-- WHAT YOU HAVE TO DO --
Quote the data exactly, first line to the line containing "from matplotlib.patches import Rectangle", with no pictures.

......

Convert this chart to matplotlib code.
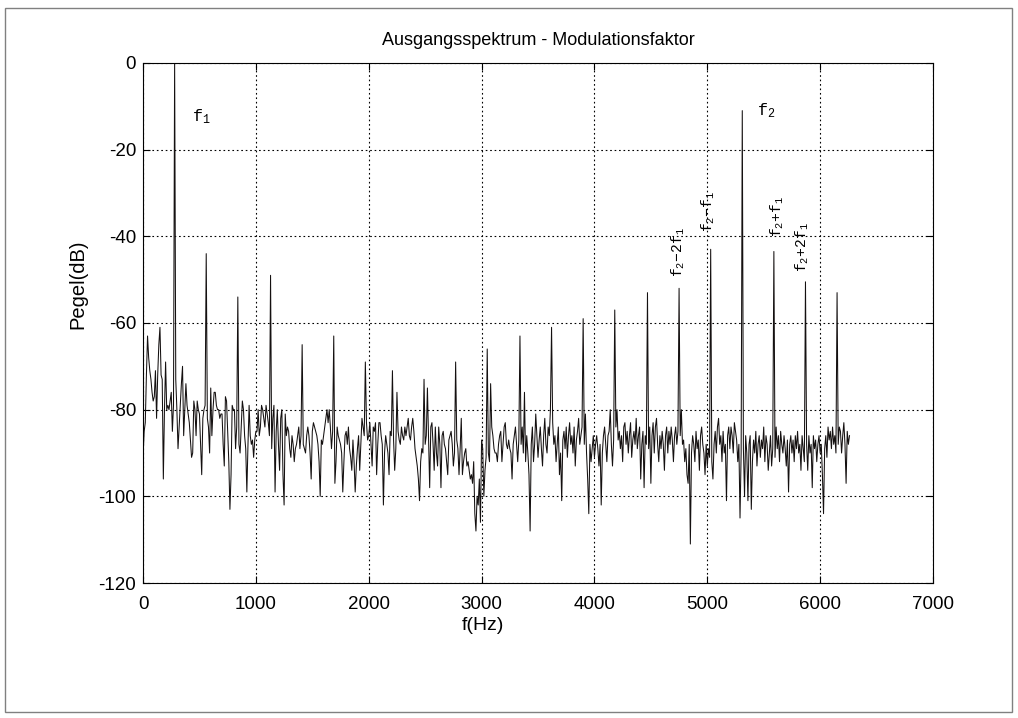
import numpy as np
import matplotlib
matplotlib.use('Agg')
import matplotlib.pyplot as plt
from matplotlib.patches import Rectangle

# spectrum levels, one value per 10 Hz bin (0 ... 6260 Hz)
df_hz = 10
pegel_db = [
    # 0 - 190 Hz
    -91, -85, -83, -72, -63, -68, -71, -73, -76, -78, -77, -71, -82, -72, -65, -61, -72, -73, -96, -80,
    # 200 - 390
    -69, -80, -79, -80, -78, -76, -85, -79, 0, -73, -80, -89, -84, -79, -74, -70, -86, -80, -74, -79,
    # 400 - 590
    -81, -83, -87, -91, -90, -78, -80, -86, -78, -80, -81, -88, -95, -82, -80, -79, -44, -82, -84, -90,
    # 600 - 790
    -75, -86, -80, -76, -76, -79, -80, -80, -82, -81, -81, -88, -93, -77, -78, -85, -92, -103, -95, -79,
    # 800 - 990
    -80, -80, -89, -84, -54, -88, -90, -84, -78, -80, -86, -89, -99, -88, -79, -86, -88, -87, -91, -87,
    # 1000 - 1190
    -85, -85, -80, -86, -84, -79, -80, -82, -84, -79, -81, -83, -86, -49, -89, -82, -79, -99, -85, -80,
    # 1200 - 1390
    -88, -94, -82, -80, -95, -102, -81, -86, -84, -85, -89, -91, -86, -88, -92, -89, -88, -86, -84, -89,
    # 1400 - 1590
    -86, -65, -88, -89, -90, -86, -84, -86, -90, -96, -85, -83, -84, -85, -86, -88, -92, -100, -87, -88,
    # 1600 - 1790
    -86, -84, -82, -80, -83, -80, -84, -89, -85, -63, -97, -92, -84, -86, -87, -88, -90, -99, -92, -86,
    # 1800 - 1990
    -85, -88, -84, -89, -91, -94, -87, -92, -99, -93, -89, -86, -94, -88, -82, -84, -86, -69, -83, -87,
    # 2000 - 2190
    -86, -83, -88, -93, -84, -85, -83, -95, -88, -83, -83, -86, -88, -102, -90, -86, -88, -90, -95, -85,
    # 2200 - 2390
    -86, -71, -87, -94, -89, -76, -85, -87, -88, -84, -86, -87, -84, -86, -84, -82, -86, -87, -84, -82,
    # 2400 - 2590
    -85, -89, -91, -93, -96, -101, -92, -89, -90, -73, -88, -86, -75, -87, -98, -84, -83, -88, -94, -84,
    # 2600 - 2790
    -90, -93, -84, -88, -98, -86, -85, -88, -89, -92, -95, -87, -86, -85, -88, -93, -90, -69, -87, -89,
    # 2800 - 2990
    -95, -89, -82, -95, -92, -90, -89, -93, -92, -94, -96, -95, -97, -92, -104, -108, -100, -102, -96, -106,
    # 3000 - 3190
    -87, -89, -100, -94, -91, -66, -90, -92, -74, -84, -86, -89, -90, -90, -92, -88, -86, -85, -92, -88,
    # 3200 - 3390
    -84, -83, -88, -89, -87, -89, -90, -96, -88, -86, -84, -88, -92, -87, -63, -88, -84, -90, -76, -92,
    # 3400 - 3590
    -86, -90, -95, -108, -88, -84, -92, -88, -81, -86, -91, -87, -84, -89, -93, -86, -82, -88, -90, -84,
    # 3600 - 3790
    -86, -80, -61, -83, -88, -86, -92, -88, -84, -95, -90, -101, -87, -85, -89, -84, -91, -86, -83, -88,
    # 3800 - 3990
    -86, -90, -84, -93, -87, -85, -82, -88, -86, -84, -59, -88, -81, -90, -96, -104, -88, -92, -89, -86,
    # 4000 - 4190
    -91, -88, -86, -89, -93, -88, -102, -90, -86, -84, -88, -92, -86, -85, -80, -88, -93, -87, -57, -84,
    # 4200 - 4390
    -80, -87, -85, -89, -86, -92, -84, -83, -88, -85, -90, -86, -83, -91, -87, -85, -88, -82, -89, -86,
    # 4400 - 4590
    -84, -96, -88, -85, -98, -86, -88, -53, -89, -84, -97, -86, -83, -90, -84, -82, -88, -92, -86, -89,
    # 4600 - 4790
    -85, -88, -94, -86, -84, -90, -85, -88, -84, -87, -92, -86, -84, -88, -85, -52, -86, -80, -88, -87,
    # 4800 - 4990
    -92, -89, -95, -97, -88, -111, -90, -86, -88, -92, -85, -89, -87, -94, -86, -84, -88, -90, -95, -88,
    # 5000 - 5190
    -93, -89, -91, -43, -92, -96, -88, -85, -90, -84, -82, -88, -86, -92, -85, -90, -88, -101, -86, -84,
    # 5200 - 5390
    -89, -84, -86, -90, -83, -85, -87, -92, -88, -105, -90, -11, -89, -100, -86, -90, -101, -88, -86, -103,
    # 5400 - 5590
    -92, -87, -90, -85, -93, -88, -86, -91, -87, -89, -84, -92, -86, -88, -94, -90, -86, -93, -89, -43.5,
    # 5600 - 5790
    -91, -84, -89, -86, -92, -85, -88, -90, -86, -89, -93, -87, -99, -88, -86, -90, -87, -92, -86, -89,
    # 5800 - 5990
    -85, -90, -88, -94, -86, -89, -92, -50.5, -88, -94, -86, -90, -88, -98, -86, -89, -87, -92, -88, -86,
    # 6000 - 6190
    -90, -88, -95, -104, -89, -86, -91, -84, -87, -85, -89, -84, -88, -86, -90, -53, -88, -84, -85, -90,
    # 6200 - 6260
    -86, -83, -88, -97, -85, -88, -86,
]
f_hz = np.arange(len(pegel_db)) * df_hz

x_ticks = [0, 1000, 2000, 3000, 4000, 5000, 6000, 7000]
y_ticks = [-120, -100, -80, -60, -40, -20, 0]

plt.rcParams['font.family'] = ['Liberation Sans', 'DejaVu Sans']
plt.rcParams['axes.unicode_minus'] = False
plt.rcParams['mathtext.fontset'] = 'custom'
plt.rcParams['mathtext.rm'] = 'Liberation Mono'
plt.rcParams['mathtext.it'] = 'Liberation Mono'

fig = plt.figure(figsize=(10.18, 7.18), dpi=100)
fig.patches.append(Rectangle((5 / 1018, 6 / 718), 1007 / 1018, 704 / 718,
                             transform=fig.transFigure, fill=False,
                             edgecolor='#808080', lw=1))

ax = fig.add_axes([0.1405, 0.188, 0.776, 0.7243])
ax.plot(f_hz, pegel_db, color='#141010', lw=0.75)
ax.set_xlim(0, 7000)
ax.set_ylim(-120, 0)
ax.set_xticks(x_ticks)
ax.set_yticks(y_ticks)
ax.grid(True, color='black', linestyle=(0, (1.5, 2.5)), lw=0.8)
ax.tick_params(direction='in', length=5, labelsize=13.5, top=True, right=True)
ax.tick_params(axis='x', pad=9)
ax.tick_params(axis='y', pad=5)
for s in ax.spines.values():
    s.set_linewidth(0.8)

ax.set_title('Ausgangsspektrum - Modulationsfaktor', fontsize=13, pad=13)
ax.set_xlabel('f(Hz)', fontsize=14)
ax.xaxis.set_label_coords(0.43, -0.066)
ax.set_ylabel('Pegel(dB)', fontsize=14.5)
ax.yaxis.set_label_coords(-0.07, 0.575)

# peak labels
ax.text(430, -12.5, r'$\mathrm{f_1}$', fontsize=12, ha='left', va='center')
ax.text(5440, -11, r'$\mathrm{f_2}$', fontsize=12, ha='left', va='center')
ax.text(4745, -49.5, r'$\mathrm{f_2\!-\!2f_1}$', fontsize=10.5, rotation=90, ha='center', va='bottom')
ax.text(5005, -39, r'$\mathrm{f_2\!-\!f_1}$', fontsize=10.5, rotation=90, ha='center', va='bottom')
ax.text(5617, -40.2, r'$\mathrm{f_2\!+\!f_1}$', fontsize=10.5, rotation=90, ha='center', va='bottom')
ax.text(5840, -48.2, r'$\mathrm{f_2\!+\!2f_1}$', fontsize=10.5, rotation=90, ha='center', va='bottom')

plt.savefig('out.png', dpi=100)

......

-- EXPECTED ANSWER --
Convert this chart to matplotlib code.
import numpy as np
import matplotlib
matplotlib.use('Agg')
import matplotlib.pyplot as plt
from matplotlib.patches import Rectangle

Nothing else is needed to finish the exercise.